Metabolically Competent Stem Cell Systems: Novel Means to Implement 3Rs in Better Drug Safety Assessment

Bringing novel drugs onto the market is a process that takes 10-15 years and consummates # 400,000,000. More than 10000 compounds enter the preclinical drug discovery and development pipeline of large pharmaceutical companies per annum. The task of these preclinical stages, which rely heavily on animal experimentation, is to predict desired and adverse effects in man. This importantly before investigational new drugs are given to humans in the clinical stages. Thus the life of many animals and of humans is decided in these pre-clinical stages. Animal-derived in vitro tests have been developed to meet commercial pressures and to implement the 3Rs. One of these tests, termed mouse embryonal stem cell toxicity test (mEST) is able to identify compounds that lead to fetal malformations and other toxicities. However, the mEST is only moderately reliable, thus hampering its acceptance by industry and simultaneously the implementation of the 3Rs. Here we will enhance the predictive power of this platform by its ?humanisation?. This will be achieved by employing human umbilical cord stems cells (not human embryonal stem cells) and at the same time by introducing human drug metabolism into these systems. It is anticipated that these novel platforms will reduce the number of animal experimentation, while at the same time improving drug safety.

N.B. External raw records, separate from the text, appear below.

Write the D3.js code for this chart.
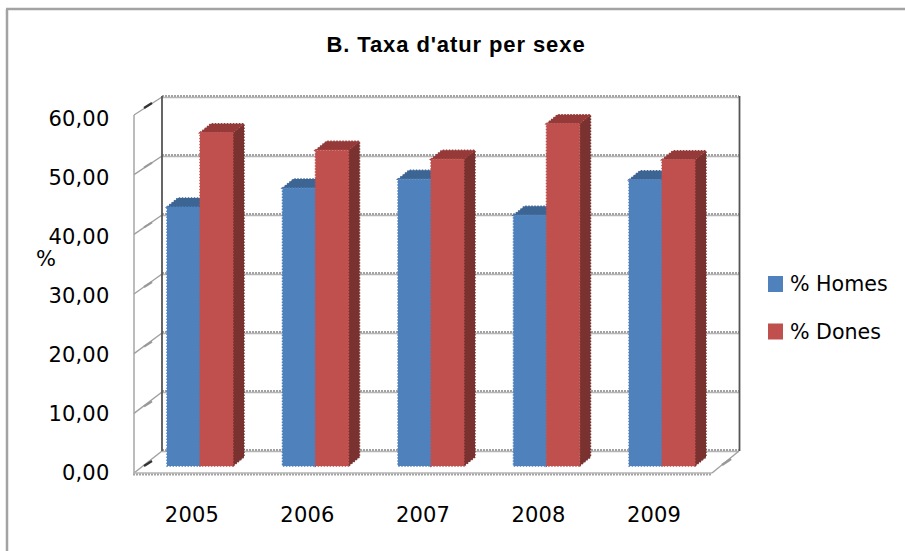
<!DOCTYPE html>
<html>
<head>
<meta charset="utf-8">
<script src="https://cdn.jsdelivr.net/npm/d3@7"></script>
<style>
html, body { margin: 0; padding: 0; background: #fff; overflow: hidden; }
svg { display: block; }
text { fill: #000; font-family: "DejaVu Sans", sans-serif; }
</style>
</head>
<body>
<div id="chart"></div>
<script>
var years = ['2005', '2006', '2007', '2008', '2009'];
var homes = [43.9, 47.1, 48.6, 42.5, 48.5];
var dones = [56.5, 53.5, 52.0, 58.0, 51.9];
var seriesNames = ['% Homes', '% Dones'];
var yTicks = [0, 10, 20, 30, 40, 50, 60];
var colors = ['#4f81bd', '#c0504d'];
var topColors = ['#3d6594', '#953a38'];
var sideColors = ['#345779', '#7a3230'];

var width = 905, height = 551;
var depthX = 11, depthY = 9;

var svg = d3.select('#chart').append('svg')
	.attr('width', width)
	.attr('height', height);

// outer frame, only top and left show in the crop
svg.append('line').attr('x1', 6).attr('x2', width).attr('y1', 9).attr('y2', 9)
	.attr('stroke', '#a3a3a3').attr('stroke-width', 2.5);
svg.append('line').attr('x1', 7).attr('x2', 7).attr('y1', 9).attr('y2', height)
	.attr('stroke', '#a3a3a3').attr('stroke-width', 2.5);

svg.append('text')
	.attr('x', 456).attr('y', 52)
	.attr('text-anchor', 'middle')
	.style('font-family', '"Liberation Sans", sans-serif')
	.style('font-weight', 'bold')
	.style('font-size', '22px')
	.style('letter-spacing', '0.9px')
	.text("B. Taxa d'atur per sexe");

// planes of the 3d box: back wall, front edge, bars, and the axis labels
var yBack = d3.scaleLinear().domain([0, 60]).range([451, 97]);
var yFront = d3.scaleLinear().domain([0, 60]).range([473, 115]);
var yBar = d3.scaleLinear().domain([0, 60]).range([466, 112]);
var yLabel = d3.scaleLinear().domain([0, 60]).range([473, 119]);
var xGroup = d3.scaleBand().domain(years).range([138.125, 723.875]).paddingInner(0.4286).paddingOuter(0.25);
var xSeries = d3.scaleBand().domain(seriesNames).range([0, xGroup.bandwidth()]);

var walls = svg.append('g').attr('fill', 'none');

walls.selectAll('.gridBase')
	.data(yTicks)
	.enter()
	.append('line')
	.attr('class', 'gridBase')
	.attr('x1', 162).attr('x2', 739)
	.attr('y1', function(d){ return yBack(d) + 0.5; })
	.attr('y2', function(d){ return yBack(d) + 0.5; })
	.attr('stroke', '#b5b5b5')
	.attr('stroke-width', 1.5);

walls.selectAll('.grid')
	.data(yTicks)
	.enter()
	.append('line')
	.attr('class', 'grid')
	.attr('x1', 162).attr('x2', 739)
	.attr('y1', function(d){ return yBack(d) - 1; })
	.attr('y2', function(d){ return yBack(d) - 1; })
	.attr('stroke', '#a3a3a3')
	.attr('stroke-width', 2)
	.attr('stroke-dasharray', '2 1');

walls.selectAll('.side')
	.data(yTicks)
	.enter()
	.append('line')
	.attr('class', 'side')
	.attr('x1', 134).attr('x2', 162)
	.attr('y1', function(d){ return yFront(d); })
	.attr('y2', function(d){ return yBack(d); })
	.attr('stroke', '#a0a0a0')
	.attr('stroke-width', 1.4);

// little dark marks half way along the side wall lines
walls.selectAll('.sideMark')
	.data(yTicks)
	.enter()
	.append('line')
	.attr('class', 'sideMark')
	.attr('x1', 144).attr('x2', 152)
	.attr('y1', function(d){ return yFront(d) - 7; })
	.attr('y2', function(d){ return yFront(d) - 12; })
	.attr('stroke', function(d){ return (d === 0 || d === 60) ? '#333' : '#999'; })
	.attr('stroke-width', 2.2);

walls.append('line').attr('x1', 162).attr('x2', 162).attr('y1', 96).attr('y2', 451)
	.attr('stroke', '#555').attr('stroke-width', 1.8);
walls.append('line').attr('x1', 739.5).attr('x2', 739.5).attr('y1', 96).attr('y2', 451)
	.attr('stroke', '#555').attr('stroke-width', 1.8);
walls.append('line').attr('x1', 134).attr('x2', 134).attr('y1', 115).attr('y2', 473)
	.attr('stroke', '#a0a0a0').attr('stroke-width', 1.4);

// floor
walls.append('line').attr('x1', 133).attr('x2', 712).attr('y1', 473).attr('y2', 473)
	.attr('stroke', '#b5b5b5').attr('stroke-width', 1.5);
walls.append('line').attr('x1', 133).attr('x2', 712).attr('y1', 474.5).attr('y2', 474.5)
	.attr('stroke', '#a3a3a3').attr('stroke-width', 2).attr('stroke-dasharray', '2 1');
walls.append('line').attr('x1', 712).attr('x2', 739).attr('y1', 473).attr('y2', 451)
	.attr('stroke', '#a0a0a0').attr('stroke-width', 1.4);
walls.append('line').attr('x1', 722).attr('x2', 731).attr('y1', 465).attr('y2', 459)
	.attr('stroke', '#999').attr('stroke-width', 2.5);

var rows = [];
years.forEach(function(year, i){
	rows.push({year: year, s: 0, value: homes[i]});
	rows.push({year: year, s: 1, value: dones[i]});
});

var bars = svg.selectAll('.bar')
	.data(rows)
	.enter()
	.append('g')
	.attr('class', 'bar');

function barX(d){ return xGroup(d.year) + xSeries(seriesNames[d.s]); }

function sidePath(d){
	var x = barX(d) + xSeries.bandwidth();
	var top = yBar(d.value), base = yBar(0);
	return 'M' + x + ',' + top + 'L' + (x + depthX) + ',' + (top - depthY) +
		'L' + (x + depthX) + ',' + (base - depthY) + 'L' + x + ',' + base + 'Z';
}

function topPath(d){
	var x = barX(d), w = xSeries.bandwidth(), top = yBar(d.value);
	return 'M' + x + ',' + top + 'L' + (x + depthX) + ',' + (top - depthY) +
		'L' + (x + w + depthX) + ',' + (top - depthY) + 'L' + (x + w) + ',' + top + 'Z';
}

// dashed stroke in the same colour gives the saw tooth edge of the bars
bars.append('path')
	.attr('d', sidePath)
	.attr('fill', function(d){ return sideColors[d.s]; })
	.attr('stroke', function(d){ return sideColors[d.s]; })
	.attr('stroke-width', 1.5)
	.attr('stroke-dasharray', '1.5 1.5');

bars.append('path')
	.attr('d', topPath)
	.attr('fill', function(d){ return topColors[d.s]; })
	.attr('stroke', function(d){ return topColors[d.s]; })
	.attr('stroke-width', 1.5)
	.attr('stroke-dasharray', '1.5 1.5');

bars.append('rect')
	.attr('x', barX)
	.attr('y', function(d){ return yBar(d.value); })
	.attr('width', xSeries.bandwidth())
	.attr('height', function(d){ return yBar(0) - yBar(d.value); })
	.attr('fill', function(d){ return colors[d.s]; })
	.attr('stroke', function(d){ return colors[d.s]; })
	.attr('stroke-width', 1.5)
	.attr('stroke-dasharray', '1.5 1.5');

// red front face goes over the blue saw tooth
bars.filter(function(d){ return d.s === 0; }).raise();
bars.filter(function(d){ return d.s === 1; }).raise();

var yAxis = d3.axisLeft(yLabel)
	.tickValues(yTicks)
	.tickSize(0)
	.tickPadding(0)
	.tickFormat(function(d){ return d3.format('.2f')(d).replace('.', ','); });

var yG = svg.append('g').attr('transform', 'translate(109.5,0)').call(yAxis);
yG.select('.domain').remove();
yG.selectAll('text')
	.style('font-family', '"DejaVu Sans", sans-serif')
	.style('font-size', '21px')
	.style('letter-spacing', '0.2px');

// year labels sit on the front edge, left of the bar groups
var xAxis = d3.axisBottom(xGroup).tickSize(0).tickPadding(0);
var xG = svg.append('g').attr('transform', 'translate(-8,507)').call(xAxis);
xG.select('.domain').remove();
xG.selectAll('text')
	.style('font-family', '"DejaVu Sans", sans-serif')
	.style('font-size', '21px')
	.style('letter-spacing', '0.2px');

svg.append('text')
	.attr('x', 46).attr('y', 266)
	.attr('text-anchor', 'middle')
	.style('font-size', '21px')
	.text('%');

var legend = svg.selectAll('.legend')
	.data(seriesNames)
	.enter()
	.append('g')
	.attr('class', 'legend')
	.attr('transform', function(d, i){ return 'translate(768,' + (276 + i * 47.5) + ')'; });

legend.append('rect')
	.attr('width', 15)
	.attr('height', 16)
	.attr('fill', function(d, i){ return colors[i]; });

legend.append('text')
	.attr('x', 22)
	.attr('y', 15)
	.style('font-size', '20.6px')
	.text(function(d){ return d; });
</script>
</body>
</html>
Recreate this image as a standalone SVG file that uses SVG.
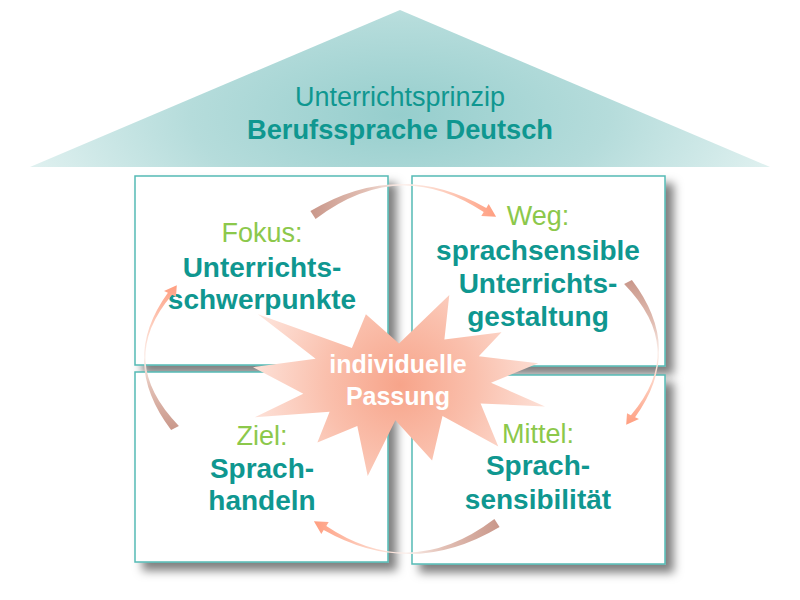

Drug discovery and development consummates # 400,000,000 per approved drug. 90% of potential drugs that enter the clinical stages of development fail. This is frequently due to inaccurate predictions made in the preclinical stages of development, which employ many animals or animal-based in vitro systems. Important predictions on drug safety are being made, employing embryotoxicity/teratogenicity tests in animals. In vitro platforms have been developed to reduce and replace the number of animals employed in these chronic embryotoxicity tests. However, while predicting the adverse effects of strong teratogens with high accuracy, these platforms frequently fail to identify weak to moderate teratogens. This failure is due to reliance on rodent endpoints for teratogenicity and also because of absence of appropriate human drug metabolism, frequently a prerequisite for teratogenicity. The proposed research is designed to alleviate these severe obstacles, which hamper acceptance of these valuable systems by regulators and industry. Consequently the implementation of 3R principles is also prevented. We propose to overcome this obstacle by incorporating human drug metabolism into the mouse EST test, thus creating the human mmmEST platform. In parallel we will develop a second platform that makes use of commercially available pluripotent human umbilical cord stem cells (hUCSC) supplemented with and without hepatic drug metabolising enzymes. hUCSC have the valuable property to differentiate into different tissue lineages (cardiac, neuronal and bone) in presence of commercially available media. This feature enhances the predictive power of this entirely human-based platform further. It is anticipated that the improved platforms resulting from the proposed research will greatly reduce the number of animals (by at least 10,000) employed in chronic embryotoxicity/teratogenicity tests in the EU per annum. It is hoped that these powerful approaches will counteract the demand for more animal experimentation, due to increased commercial pressures and due to the implementation of the REACH initiative.